On est à Saint-Sernin. Les sabres volent au-dessus des têtes et autour des corps qui dansent sur le tatami. Déplacements glissés et équilibre maîtrisé, le ballet du kenjutsu anime le dojo. Cet art martial méconnu du plus grand nombre d’entre nous, pousse aux limites la connaissance et la maîtrise des techniques du combat au sabre, à la lance, au couteau et même à main nue. Des samouraïs japonais des siècles passés, aux pratiquants d’aujourd’hui, les gestes sont bien restés les mêmes. Seule la finalité a fort heureusement changé… il n’est bien sûr, plus question d’occire son adversaire, mais d’acquérir la confiance et la maîtrise de soi, et une certaine sérénité aussi. « Ici nous pratiquons vraiment l’art du sabre, précise Françis Toulza. En fait, nous apprenons à lutter sans tuer. Beaucoup d’arts martiaux pratiquent le sabre, mais la différence avec nous, c’est que nous allons au plus loin de la technique, comme pour se préparer à un véritable combat.»

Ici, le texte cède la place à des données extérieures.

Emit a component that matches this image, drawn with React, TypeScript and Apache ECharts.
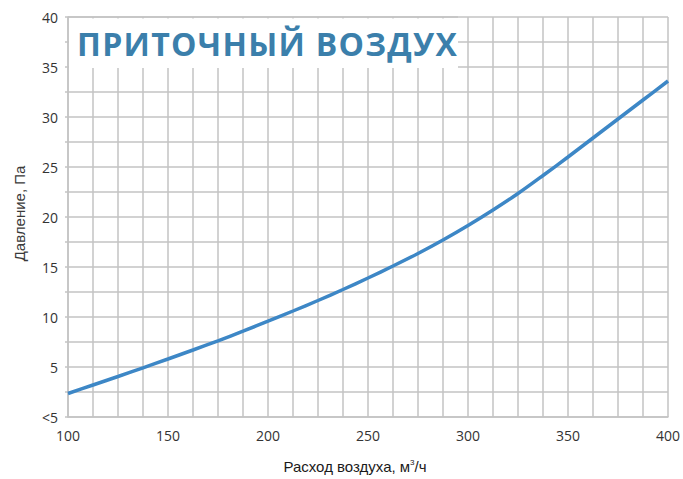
import React, { useEffect, useRef } from "react";
import * as echarts from "echarts";

const flowValues = [100, 112.5, 125, 137.5, 150, 162.5, 175, 187.5, 200, 212.5, 225, 237.5, 250, 262.5, 275, 287.5, 300, 312.5, 325, 337.5, 350, 362.5, 375, 387.5, 400];
const pressureValues = [2.35, 3.2, 4.05, 4.92, 5.8, 6.7, 7.62, 8.58, 9.58, 10.6, 11.65, 12.75, 13.9, 15.1, 16.35, 17.7, 19.15, 20.7, 22.35, 24.15, 26.0, 27.9, 29.8, 31.7, 33.6];
const xTickLabels = ["100", "150", "200", "250", "300", "350", "400"];
const yTickLabels = ["<5", "5", "10", "15", "20", "25", "30", "35", "40"];
const titleText = "ПРИТОЧНЫЙ ВОЗДУХ";
const xAxisName = "Расход воздуха, м{sup|3}/ч";
const yAxisName = "Давление, Па";

export default function App() {
  const ref = useRef<HTMLDivElement>(null);
  useEffect(() => {
    if (!ref.current) return;
    const chart = echarts.init(ref.current, null, { renderer: "svg" });
    const grid = "#c3c3c3";

    // title letters with letter spacing
    const canvas = document.createElement("canvas");
    const ctx = canvas.getContext("2d")!;
    ctx.font = "bold 32px 'Open Sans'";
    const spacing = 1.3;
    let cx = 77;
    const titleChars: any[] = [];
    for (const ch of titleText) {
      titleChars.push({
        type: "text",
        x: cx,
        y: 43.5,
        z: 12,
        style: {
          text: ch,
          fontFamily: "Open Sans",
          fontWeight: "bold",
          fontSize: 32,
          fill: "#3b7fab",
          verticalAlign: "middle",
        },
      });
      cx += ctx.measureText(ch).width + spacing;
    }

    chart.setOption({
      animation: false,
      backgroundColor: "#ffffff",
      grid: { left: 68, right: 15, top: 17, bottom: 61, show: false },
      xAxis: {
        type: "value",
        min: 100,
        max: 400,
        interval: 12.5,
        name: xAxisName,
        nameLocation: "middle",
        nameGap: 41,
        nameTextStyle: {
          fontFamily: "Liberation Sans",
          fontSize: 15,
          color: "#1a1a1a",
          padding: [0, 26, 0, 0],
          rich: {
            sup: { fontFamily: "Liberation Sans", fontSize: 8, color: "#1a1a1a", verticalAlign: "top", padding: [0, 0, 9, 0] },
          },
        },
        axisLine: { show: true, lineStyle: { color: grid, width: 1.5 } },
        axisTick: { show: false },
        splitLine: { show: true, lineStyle: { color: grid, width: 1.5 } },
        axisLabel: {
          fontFamily: "Open Sans",
          fontSize: 14,
          color: "#333333",
          margin: 11,
          formatter: (v: number) => {
            const i = Math.round((v - 100) / 50);
            return Math.abs(v - 100 - i * 50) < 1e-6 ? xTickLabels[i] : "";
          },
        },
      },
      yAxis: {
        type: "value",
        min: 0,
        max: 40,
        interval: 2.5,
        name: yAxisName,
        nameLocation: "middle",
        nameGap: 41,
        nameTextStyle: { fontFamily: "Liberation Sans", fontSize: 15, color: "#3a3a3a", padding: [0, 0, 0, 7] },
        axisLine: { show: true, lineStyle: { color: grid, width: 1.5 } },
        axisTick: { show: true, length: 3, lineStyle: { color: grid, width: 1.5 } },
        splitLine: { show: true, lineStyle: { color: grid, width: 1.5 } },
        axisLabel: {
          fontFamily: "Open Sans",
          fontSize: 14,
          color: "#333333",
          margin: 10,
          formatter: (v: number) => {
            const i = Math.round(v / 5);
            return Math.abs(v - i * 5) < 1e-6 ? yTickLabels[i] : "";
          },
        },
      },
      series: [
        {
          type: "line",
          data: flowValues.map((x, i) => [x, pressureValues[i]]),
          smooth: 0.3,
          showSymbol: false,
          lineStyle: { color: "#3d87c6", width: 3.5 },
          z: 3,
        },
      ],
      graphic: [
        {
          type: "rect",
          shape: { x: 69, y: 18.5, width: 389, height: 49.5 },
          style: { fill: "#ffffff" },
          z: 10,
        },
        {
          type: "line",
          shape: { x1: 68, y1: 17, x2: 458, y2: 17 },
          style: { stroke: grid, lineWidth: 1.5 },
          z: 11,
        },
        ...titleChars,
      ],
    });
    return () => chart.dispose();
  }, []);
  return <div ref={ref} style={{ position: "fixed", left: 0, top: 0, width: 683, height: 479 }} />;
}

Le kenjutsu est arrivé en France après la Seconde Guerre mondiale grâce à un maître japonais qui l’avait déjà transmis en Belgique. Dès le début, il s’est ouvert une quinzaine d’écoles. Considéré comme un art, et non un sport à l’image du judo ou du karaté, le kenjutsu répond à des codes précis et une hiérarchie incontournable. Aujourd’hui, il ne reste que trois écoles en France, une dans l’est, une dans la région parisienne et celle chez nous, de Saint-Sernin. L’exercice est exigeant, voilà peut-être la raison pour expliquer ce petit nombre de pratiquants. « Dans ce dojo, depuis trois ans, nous sommes une quinzaine à pratiquer cet art, explique Françis Toulza. Ce sont des passionnés, à tel point que souvent, ils nous demandent de donner des cours, même pendant les vacances scolaires. » Ces cours sont ouverts aux filles, mais elles sont trop peu nombreuses. Et parions que Ma Bastide va changer la donne, parce que de l’aveu même des responsables du club, elles présentent des qualités que les garçons ne possèdent pas ou moins, tels la souplesse dans les déplacements, le centre de gravité plus bas, la capacité à réfléchir rapidement à deux actions ou situations à la fois... Les pratiquants apprennent les techniques de base, ensuite à chacun de se forger sa personnalité au combat, en traduction de son cheminement intérieur.
Cet art martial impose une concentration maximale. Souvent les néophytes pensent uniquement à l’aspect combatif de la pratique, mais bien vite, ils découvrent les richesses de cet art martial. Tout est dans l’harmonie des mouvements amples et arrondis et le secret réside dans le fait de toujours regarder les yeux de son adversaire pour ne jamais perdre la notion de l’espace. « Si on regarde le sabre de son adversaire, il peut nous leurrer, assure le maître. En le regardant dans les yeux, on devine ses intentions, ses déplacements et les mouvements du sabre. » Pour parvenir à ce résultat, une concentration maximale est nécessaire. Cette dernière apporte la sérénité et le calme. Le respect de l’adversaire et d’un code moral accompagne l’enseignement qui se décline inévitablement dans la vie quotidienne. À chaque cours, les adversaires sont différents, jamais les mêmes, car toujours on apprend de l’autre et les plus aguerris prennent en charge les nouveaux venus, un peu comme dans une famille. » En rond sur le tatami, les dix dernières minutes du cours sont consacrées à la méditation en adoptant différentes poses. Retour au calme assuré avant le salut final, sabre délicatement déposé devant soi… Dans les yeux de chacun se lit l’impatience d’être déjà à la prochaine séance.